L’evangelista Giovanni lo ricorderà
nella sua lettera facendo menzione all’azione dello Spirito Santo (cfr. 1Gv
3,18-24).
v.
8: In questo è glorificato il Padre mio:
che portiate molto frutto e diventiate miei discepoli.
Infine la gloria del Padre, che si
manifesta in Gesù, è manifestata anche in coloro che producono frutti in forza
della loro comunione con Lui.
Il discepolo di Gesù sarà colui che, incondizionatamente,
come Gesù glorifica il Padre nella vita di tutti i giorni attraverso il
perdono, la misericordia, la condivisione.
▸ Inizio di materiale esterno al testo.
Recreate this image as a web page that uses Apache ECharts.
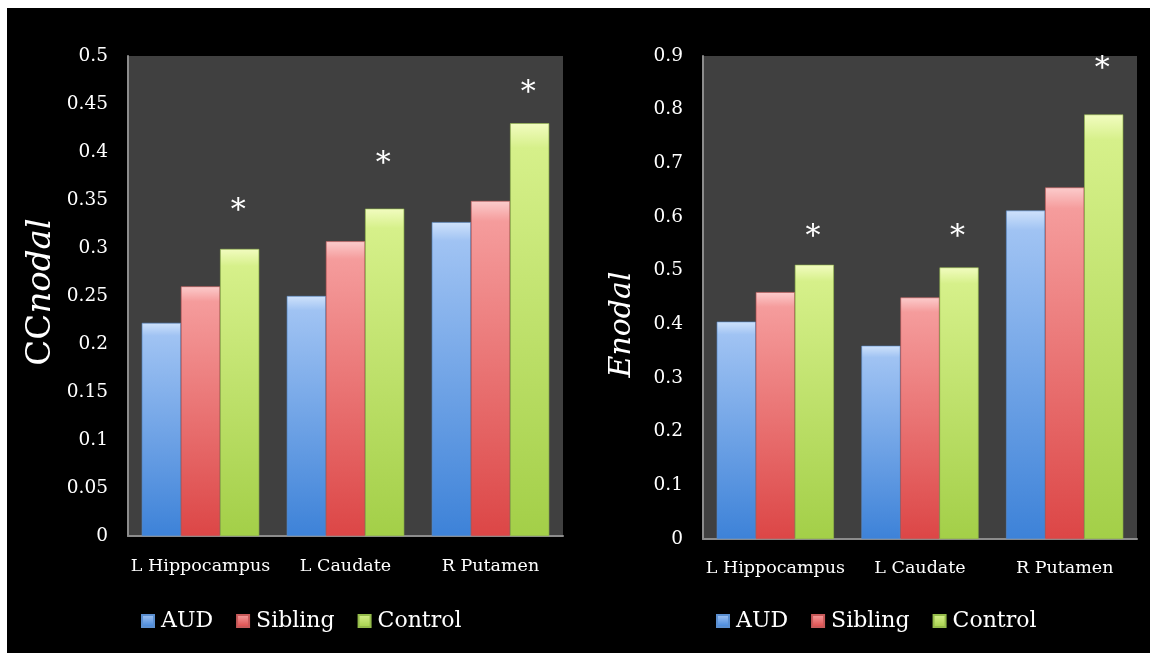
<!DOCTYPE html>
<html>
<head>
<meta charset="utf-8">
<script src="https://cdn.jsdelivr.net/npm/echarts@6/dist/echarts.min.js"></script>
<style>
html,body{margin:0;padding:0;background:#ffffff;width:1150px;height:653px;overflow:hidden;}
#c{position:absolute;left:7px;top:8px;width:1143px;height:645px;background:#000;}
</style>
</head>
<body>
<div id="c"></div>
<script>
const categories = ['L Hippocampus', 'L Caudate', 'R Putamen'];
const seriesNames = ['AUD', 'Sibling', 'Control'];
// CCnodal panel
const ccAUD = [0.222, 0.250, 0.327];
const ccSibling = [0.260, 0.307, 0.349];
const ccControl = [0.299, 0.341, 0.430];
const ccStars = [0.346, 0.395, 0.469];
// Enodal panel
const enAUD = [0.405, 0.360, 0.612];
const enSibling = [0.460, 0.450, 0.655];
const enControl = [0.511, 0.506, 0.791];
const enStars = [0.576, 0.576, 0.889];

const FONT = 'DejaVu Serif';

function grad(top, mid, bottom) {
  return new echarts.graphic.LinearGradient(0, 0, 0, 1, [
    {offset: 0, color: top},
    {offset: 0.06, color: mid},
    {offset: 1, color: bottom}
  ]);
}
const fills = {
  AUD: grad('#cfe2fb', '#a0c3f3', '#3d82d8'),
  Sibling: grad('#fccccc', '#f59c9c', '#dc4646'),
  Control: grad('#f2fcc0', '#d6f08a', '#a3cf48')
};
const borders = {AUD: '#5b8fd0', Sibling: '#c85a5a', Control: '#94bb4a'};

function bars(name, data, idx) {
  return {
    name: name, type: 'bar', xAxisIndex: idx, yAxisIndex: idx,
    data: data, barWidth: '27%', barGap: '0%',
    itemStyle: {color: fills[name], borderColor: borders[name], borderWidth: 0.6},
    emphasis: {disabled: true}
  };
}
function stars(data, idx) {
  return {
    type: 'custom', xAxisIndex: idx, yAxisIndex: idx, silent: true,
    data: data.map((v, i) => [i, v]),
    renderItem: function (params, api) {
      const p = api.coord([api.value(0), api.value(1)]);
      const band = api.size([1, 0])[0];
      return {
        type: 'text',
        style: {
          x: p[0] + band * 0.26, y: p[1] + 7,
          text: '*', fill: '#ffffff', font: '30px "DejaVu Serif"',
          align: 'center', verticalAlign: 'middle'
        }
      };
    },
    z: 10
  };
}

function xAxis(idx, margin) {
  return {
    type: 'category', gridIndex: idx, data: categories,
    axisLine: {show: true, lineStyle: {color: '#8c8c8c', width: 2}},
    axisTick: {show: false},
    axisLabel: {color: '#ffffff', fontFamily: FONT, fontSize: 17.5, margin: margin, interval: 0},
    splitLine: {show: false}
  };
}
function yAxis(idx, max, interval, name, pad, gap, nameSize) {
  return {
    type: 'value', gridIndex: idx, min: 0, max: max, interval: interval,
    axisLine: {show: true, lineStyle: {color: '#8c8c8c', width: 2}},
    axisTick: {show: false},
    splitLine: {show: false},
    axisLabel: {color: '#ffffff', fontFamily: FONT, fontSize: 18.5, margin: 20,
      formatter: v => String(+v.toFixed(2))},
    name: name, nameLocation: 'middle', nameGap: gap, nameRotate: 90,
    nameTextStyle: {
      color: '#ffffff', fontFamily: FONT, fontSize: nameSize, padding: pad,
      rich: {
        up: {color: '#ffffff', fontFamily: FONT, fontSize: nameSize},
        it: {color: '#ffffff', fontFamily: FONT, fontSize: nameSize, fontStyle: 'italic'}
      }
    }
  };
}
function legend(left) {
  return {
    data: seriesNames, left: left, top: 597, orient: 'horizontal',
    itemWidth: 12, itemHeight: 12, itemGap: 23, icon: 'rect',
    textStyle: {color: '#ffffff', fontFamily: FONT, fontSize: 22, padding: [0, 0, 0, 2]},
    selectedMode: false
  };
}

const chart = echarts.init(document.getElementById('c'), null, {renderer: 'canvas'});
chart.setOption({
  backgroundColor: '#000000',
  animation: false,
  grid: [
    {left: 121, top: 48, width: 435, height: 480, backgroundColor: '#404040', show: true, borderWidth: 0},
    {left: 696, top: 48, width: 434, height: 483, backgroundColor: '#404040', show: true, borderWidth: 0}
  ],
  legend: [legend(129), legend(704)],
  xAxis: [xAxis(0, 21), xAxis(1, 20)],
  yAxis: [
    yAxis(0, 0.5, 0.05, '{up|CC}{it|nodal}', [0, 0, 0, 8], 70, 34),
    yAxis(1, 0.9, 0.1, '{it|Enodal}', [0, 54, 0, 0], 66, 30)
  ],
  series: [
    bars('AUD', ccAUD, 0), bars('Sibling', ccSibling, 0), bars('Control', ccControl, 0),
    bars('AUD', enAUD, 1), bars('Sibling', enSibling, 1), bars('Control', enControl, 1),
    stars(ccStars, 0), stars(enStars, 1)
  ]
});
</script>
</body>
</html>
L’evangelista in particolare sottolinea
che solo diventando discepoli di Gesù e nell’abbondanza di frutto viene
glorificato il Padre, cioè si rende manifesta la presenza e l’attività di un
Dio-Amore.
La Parola illumina la vita e la interpella
La nostra mia è una fede viva o è
generata dalle emozioni, dai sentimenti?
Sono capace di aprire il mio cuore al
suo amore e con lui aprirmi verso i fratelli, verso le sorelle?
Dimoro nella Parola del Signore per
viverla sulle strade della vita?
Sono convinto che senza l’Agricoltore
non posso far nulla e che solo da lui mi viene tutto ciò di cui ho bisogno?
Mi lascio “potare” con gioia,
con pazienza, per produrre frutti abbondanti e generosi?
Pregare Rispondi a Dio con le sue stesse parole
Scioglierò i miei voti davanti ai suoi
fedeli.
I poveri mangeranno e saranno saziati,
loderanno il Signore quanti lo cercano;
il vostro cuore viva per sempre!
Ricorderanno e torneranno al Signore
tutti i confini della terra;
davanti a te si prostreranno
tutte le famiglie dei popoli.
A lui solo si prostreranno
quanti dormono sotto terra,
davanti a lui si curveranno
quanti discendono nella polvere.
Ma io vivrò per lui,
lo servirà la mia discendenza.
Si parlerà del Signore alla generazione
che viene;
annunceranno la sua giustizia;
al popolo che nascerà diranno:
«Ecco l’opera del Signore!». (Sal 21).
Contemplare-agire  L’incontro
con l’infinito di Dio è impegno concreto nella quotidianità…
Nella pausa contemplativa, mi lascio
trasportare dalla Parola per viverne il suo dinamismo, per vivere la vera vita
spirituale, il primato dell’interiorità attraverso il verbo rimanere.